Priest and club-footed or not, he was a womaniser of the first degree, and was one of those bishops who have mistresses and (mostly) recognised children by them. In fact this prelate of the Church was notorious for enjoying to the full the sexual pleasures of a normal hot-blooded male: perhaps ‘rake’ would make a better description. Cartoonists of the epoch made full use of this formidable aspect of M. Talleyrand.
In politics he preferred the usually uncomfortable position of sitting on the fence gazing at what was happening. He rarely committed himself, except when he proposed the confiscation of Church lands by the State, in 1789, timing this rather odd proposition (for a churchman) with the opening of the French Revolution.
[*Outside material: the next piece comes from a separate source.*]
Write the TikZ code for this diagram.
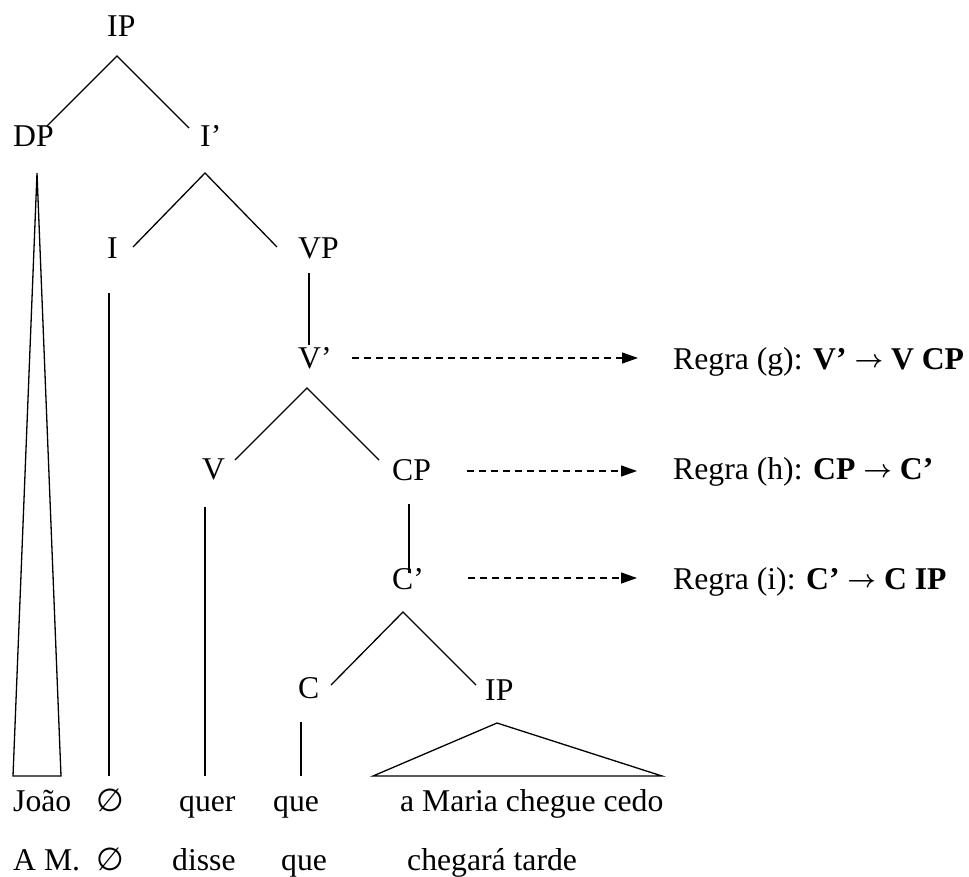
\documentclass[tikz,border=0pt]{standalone}
\usepackage{fontspec}
\setmainfont{Liberation Serif}
\newfontfamily\djv{DejaVu Sans}
\usetikzlibrary{arrows.meta}
\newcommand{\rulearrow}{\raisebox{2pt}{\fontsize{27}{30}\selectfont\boldmath$\rightarrow$}}
\begin{document}
\begin{tikzpicture}[x=1pt,y=-1pt,
  lbl/.style={anchor=base west, inner sep=0pt, font=\fontsize{31.7}{38}\selectfont},
  edge/.style={line width=1.3pt, line join=miter},
  dasharrow/.style={line width=1.2pt, dash pattern=on 7pt off 5pt, -{Triangle[length=16pt,width=11pt]}}]
\useasboundingbox (0,0) rectangle (969,876);
% labels
\node[lbl] (ip) at (107,36) {IP};
\node[lbl] (dp) at (13,146) {DP};
\node[lbl] (ibar) at (200,146) {I’};
\node[lbl] (i) at (107,258) {I};
\node[lbl] (vp) at (298,258) {VP};
\node[lbl] (vbar) at (298,368) {V’};
\node[lbl] (v) at (202,479) {V};
\node[lbl] (cp) at (392,480) {CP};
\node[lbl] (cbar) at (392,589) {C’};
\node[lbl] (c) at (298,698) {C};
\node[lbl] (ip2) at (485,700) {IP};
% words row 1
\node[lbl] (joao) at (13,811) {João};
\node[lbl] (e1) at (96,811) {{\djv ∅}};
\node[lbl] (quer) at (179,811) {quer};
\node[lbl] (que1) at (273,811) {que};
\node[lbl] (amaria) at (400,811) {a Maria chegue cedo};
% words row 2
\node[lbl] (am) at (13,870) {A M.};
\node[lbl] (e2) at (96,870) {{\djv ∅}};
\node[lbl] (disse) at (172,870) {disse};
\node[lbl] (que2) at (281,870) {que};
\node[lbl] (chegara) at (407,870) {chegará tarde};
% rules
\node[lbl] (rg) at (673,369) {Regra (g): \textbf{V’ \rulearrow{} V CP}};
\node[lbl] (rh) at (673,479) {Regra (h): \textbf{CP \rulearrow{} C’}};
\node[lbl] (ri) at (673,589) {Regra (i): \textbf{C’ \rulearrow{} C IP}};
% coordinates
\coordinate (a1) at (117,56);
\coordinate (a1l) at (47,126);
\coordinate (a1r) at (189,128);
\coordinate (a2) at (205,173);
\coordinate (a2l) at (133,247);
\coordinate (a2r) at (277,247);
\coordinate (dpt) at (37,173);
\coordinate (dpl) at (13,776);
\coordinate (dpr) at (61,776);
\coordinate (it) at (109,293);
\coordinate (ib) at (109,776);
\coordinate (vpt) at (309,273);
\coordinate (vpb) at (309,345);
\coordinate (a3) at (307,388);
\coordinate (a3l) at (235,460);
\coordinate (a3r) at (379,460);
\coordinate (vt) at (205,507);
\coordinate (vb) at (205,776);
\coordinate (cpt) at (409,504);
\coordinate (cpb) at (409,573);
\coordinate (a4) at (403,612);
\coordinate (a4l) at (331,685);
\coordinate (a4r) at (476,685);
\coordinate (ct) at (301,722);
\coordinate (cb) at (301,776);
\coordinate (ipt) at (497,723);
\coordinate (ipl) at (373,776);
\coordinate (ipr) at (662,776);
\coordinate (gs) at (352,358);
\coordinate (ge) at (638,358);
\coordinate (hs) at (467,471);
\coordinate (he) at (637,471);
\coordinate (is) at (468,578);
\coordinate (ie) at (637,578);
% edges
\draw[edge] (a1l) -- (a1) -- (a1r);
\draw[edge] (a2l) -- (a2) -- (a2r);
\draw[edge] (dpt) -- (dpl) -- (dpr) -- cycle;
\draw[edge] (it) -- (ib);
\draw[edge] (vpt) -- (vpb);
\draw[edge] (a3l) -- (a3) -- (a3r);
\draw[edge] (vt) -- (vb);
\draw[edge] (cpt) -- (cpb);
\draw[edge] (a4l) -- (a4) -- (a4r);
\draw[edge] (ct) -- (cb);
\draw[edge] (ipt) -- (ipl) -- (ipr) -- cycle;
\draw[dasharrow] (gs) -- (ge);
\draw[dasharrow] (hs) -- (he);
\draw[dasharrow] (is) -- (ie);
\end{tikzpicture}
\end{document}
He took the oath to the ‘Civil Constitution of the Clergy’ and consecrated the first elected Bishops of the newly constitutionalized Church, in accordance with the Jacobins, who found it dubious. It did not matter because Talleyrand left Mother Church in 1791 to take over the job of French Ambassador to England, which occupied him until news came of the guillotining of the French monarch Louis XVI and his Queen – whereupon he sailed rapidly for the United States, staying there safely until the Directory was established in France after the Brumaire coup d’état, orchestrated by Napoleon Bonaparte.
Bonaparte invited him to become his Foreign Minister in 1799 when he was fifty-four. He stayed at the Ministry until 1807, during the Napoleonic wars with the rest of Europe. He negotiated a Concordat with the Pope, and the Peace of Amiens with England. He had not forgotten the Germans either and established The Confederation of the Rhine.
A little later he became deeply worried about Napoleon, whom he saw as over-extending himself. It is true to say that even loyal Frenchman could now see clearly the Emperor’s tremendous and uncontrollable ambition. Talleyrand resigned only a month after the Treaty of Tilsit, and by 1814 he was plotting with the Allies (Britain, Austria, Prussia etc.). Using his fluent rhetoric, he persuaded the French Senate to depose Napoleon – no mean task. As soon as the Corsican had gone, he invited the Bourbon Louis XVIII to regain his lost throne.*
Still not thoroughly satisfied, Talleyrand went to off to be, supposedly, a pliant and silent witness at the Congress of Vienna (q.v.) with which we have dealt in a previous post. Fortunately he had never been pliant or silent in his life and his performance at Versailles got him back in the ambassadorial palace in London for four years from 1830. By now he was eighty-six years old, but still able enough to create (with others) an independent Kingdom of Belgium. Charles Meurice de Talleyrand-Périgord died in 1838, full of honours and years.
*No one thought at the time that Napoleon would escape and try again to dominate the world.